Quick(ish) take/coming soon: The Derek Chauvin verdict and Tony Timpa

 Derek Chauvin was convicted.  As he should have been.  Yet I cannot find a single media outlet that is getting the story right.  Why not?  Because nobody is talking about Tony Timpa.  This weekend, it's time.  George Floyd and Tony Timpa.  The BLM storyline is as follows:  George Floyd was murdered because he was black.  This is a thing that happens to black people.  Had he been white, it either never would have happened, or justice would have been swift and certain.  It took video and mass protests, nationwide, to secure a conviction, and even then it was not certain.

Yet if you know the case of Tony Timpa, this story is difficult to maintain.  Except for the fact that George Floyd was murdered.  That, you can get from the isolated facts of the case, and the video itself.  The rest, the social context... remember my broken-record advice.  What stories are you not seeing?

Tony Timpa's death has been buried as ignominiously as his body itself by the indifference of BLM and society at large.  The phrase, "white bodies," has more of a Boogaloo ring to it, so it can't be used as the same kind of shibboleth, and the Blue Lives Matter crowd can't admit that the cops ever just fucking murder anyone, so the Black & Blue Lives Matter crowd agree on one thing:

Nobody must ever talk about Tony Timpa.

And that's why nobody is.  Right-wing media outlets want to play this down, talk about threats of violence from protests, and yes, Maxine Waters was playing with fire, and the threat of actual, literal fire.  Left-wing media outlets are trying to figure out how much to celebrate given that George Floyd is still fucking dead, and qualified immunity is still a thing, and that's what lets cops get away with actual, literal murder.

So this leads me to where I'm going this weekend.  Math!  Dimensionality!

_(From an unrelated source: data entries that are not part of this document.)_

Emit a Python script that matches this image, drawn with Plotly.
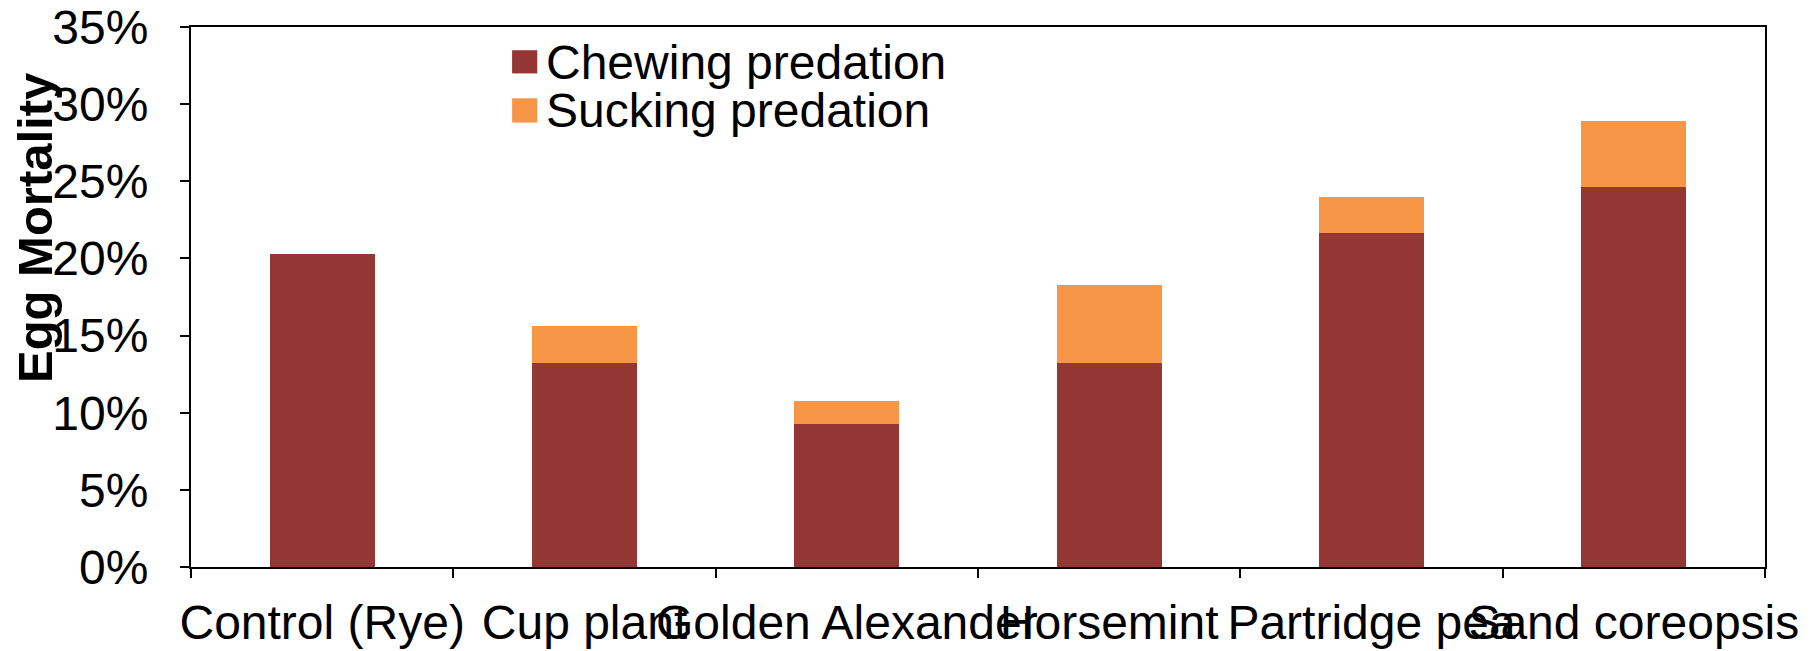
import plotly.graph_objects as go

categories = ["Control (Rye)", "Cup plant", "Golden Alexander", "Horsemint", "Partridge pea", "Sand coreopsis"]
chewing = [0.203, 0.132, 0.093, 0.132, 0.2165, 0.2465]
sucking = [0.0, 0.024, 0.0145, 0.051, 0.023, 0.0425]
series_names = ["Chewing predation", "Sucking predation"]
series_colors = ["#943634", "#F79646"]
y_ticks = [0, 0.05, 0.10, 0.15, 0.20, 0.25, 0.30, 0.35]

FONT = "Liberation Sans, Arial, sans-serif"
FS = 48

fig = go.Figure()
for name, vals, col in zip(series_names, [chewing, sucking], series_colors):
    fig.add_trace(go.Bar(x=categories, y=vals, name=name, marker=dict(color=col, line=dict(width=0)),
                         width=0.4, showlegend=False))

# manual legend (large square swatches)
legend_rows = [(0.957, 0.914, 0.935), (0.868, 0.823, 0.846)]
for (y1, y0, yc), name, col in zip(legend_rows, series_names, series_colors):
    fig.add_shape(type="rect", xref="paper", yref="paper", x0=0.204, x1=0.220, y0=y0, y1=y1,
                  fillcolor=col, line=dict(width=0))
    fig.add_annotation(xref="paper", yref="paper", x=0.2245, y=yc, xanchor="left", yanchor="middle",
                       text=name, showarrow=False, font=dict(family=FONT, size=FS, color="black"))

fig.add_annotation(xref="paper", yref="paper", x=-0.099, y=0.628, xanchor="center", yanchor="middle",
                   text="<b>Egg Mortality</b>", textangle=-90, showarrow=False,
                   font=dict(family=FONT, size=49, color="black"))

fig.update_layout(
    barmode="stack",
    width=1816, height=651,
    margin=dict(l=183, r=59, t=19, b=92, autoexpand=False),
    plot_bgcolor="white", paper_bgcolor="white",
    font=dict(family=FONT, size=FS, color="black"),
    bargap=0.6,
)
fig.update_xaxes(showline=True, linecolor="black", linewidth=2, mirror=True,
                 ticks="outside", tickson="boundaries", ticklen=9, tickwidth=2, tickcolor="black",
                 tickangle=0, showgrid=False, tickfont=dict(family=FONT, size=FS, color="black"),
                 ticklabelstandoff=12, ticklabeloverflow="allow")
fig.update_yaxes(range=[0, 0.35], tickvals=y_ticks, tickformat=".0%", showline=True, linecolor="black",
                 linewidth=2, mirror=True, ticks="outside", ticklen=9, tickwidth=2, tickcolor="black",
                 showgrid=False, zeroline=False, tickfont=dict(family=FONT, size=FS, color="black"),
                 ticklabelstandoff=22, ticklabeloverflow="allow")

fig.write_html("out.html")
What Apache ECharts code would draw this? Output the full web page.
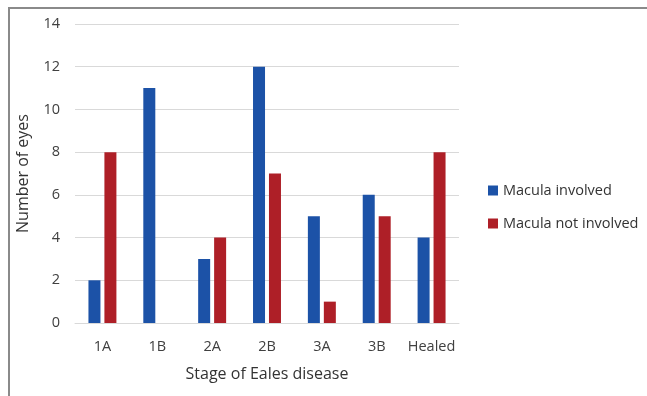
<!DOCTYPE html>
<html>
<head>
<meta charset="utf-8">
<script src="https://cdn.jsdelivr.net/npm/echarts@6/dist/echarts.min.js"></script>
<style>
  html, body { margin: 0; padding: 0; background: #fff; }
  #frame { position: absolute; left: 8px; top: 7px; right: 0; bottom: 0;
           border-left: 2px solid #8a8a8a; border-top: 2px solid #8a8a8a; }
  #chart { position: absolute; left: 0; top: 0; width: 647px; height: 396px; }
</style>
</head>
<body>
<div id="frame"></div>
<div id="chart"></div>
<script>
const stages = ['1A', '1B', '2A', '2B', '3A', '3B', 'Healed'];
const maculaInvolved = [2, 11, 3, 12, 5, 6, 4];
const maculaNotInvolved = [8, 0, 4, 7, 1, 5, 8];
const yTicks = [0, 2, 4, 6, 8, 10, 12, 14];

const font = '"Open Sans", "Liberation Sans", sans-serif';
const chart = echarts.init(document.getElementById('chart'), null, { renderer: 'canvas' });

chart.setOption({
  animation: false,
  textStyle: { fontFamily: font },
  grid: { left: 75, right: 188, top: 24, bottom: 73, containLabel: false },
  legend: {
    orient: 'vertical',
    left: 483, top: 178,
    itemWidth: 10, itemHeight: 10, itemGap: 18,
    icon: 'rect',
    textStyle: { fontFamily: font, fontSize: 14.5, color: '#333' },
    data: ['Macula involved', 'Macula not involved']
  },
  xAxis: {
    type: 'category',
    data: stages,
    name: 'Stage of Eales disease',
    nameLocation: 'middle',
    nameGap: 43,
    nameTextStyle: { fontFamily: font, fontSize: 16, color: '#333' },
    axisLine: { show: true, lineStyle: { color: '#d9d9d9', width: 1 } },
    axisTick: { show: false },
    axisLabel: { interval: 0, fontFamily: font, fontSize: 14.5, color: '#404040', margin: 16 }
  },
  yAxis: {
    type: 'value',
    min: yTicks[0], max: yTicks[yTicks.length - 1], interval: 2,
    name: 'Number of eyes',
    nameLocation: 'middle',
    nameGap: 44,
    nameRotate: 90,
    nameTextStyle: { fontFamily: font, fontSize: 16, color: '#333' },
    axisLine: { show: false },
    axisTick: { show: false },
    axisLabel: { fontFamily: font, fontSize: 14.5, color: '#404040', margin: 15 },
    splitLine: { lineStyle: { color: '#d9d9d9', width: 1 } }
  },
  series: [
    {
      name: 'Macula involved',
      type: 'bar',
      data: maculaInvolved,
      barWidth: 12,
      barGap: '33%',
      itemStyle: { color: '#1c52a7' }
    },
    {
      name: 'Macula not involved',
      type: 'bar',
      data: maculaNotInvolved,
      barWidth: 12,
      itemStyle: { color: '#ae1f27' }
    }
  ]
});
</script>
</body>
</html>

No, wait!  Come back!  I promise, there'll be, like, snark 'n stuff too because this thing wouldn't be fun otherwise, but here's the basic point.  I have hinted at it before, but I'm going to elaborate on it directly.  Racial bias in policing and excessive force in policing are distinct dimensions, yet our public dialog has collapsed them onto one dimension.  Tony Timpa, and cases like his are excised from public discourse because they cannot be fit within the dimension of discourse.

Don't worry.  The math'll be simple.  More conceptual than computational.  But we shall discuss Tony Timpa, and the forbidden topic of his death.

Feel free to celebrate the conviction of Derek Chauvin.  Just be careful how you interpret it.

If you have never watched the death of Tony Timpa, you should.  Here is the raw body-cam footage, complete with cops laughing and joking as he died, face down in the dirt, unable to breath.  It misses the lead-up, which is basically the same lead-up as George Floyd.  Timpa called the cops to help him.  This is the result.

In tenure veritas.  Academic freedom.  This is a raw video.  This happened.  I didn't forge it.  This is real.  I cannot be disallowed from discussing the politics of it, just because the dominant faction in academia doesn't know about it, and doesn't want to know about it.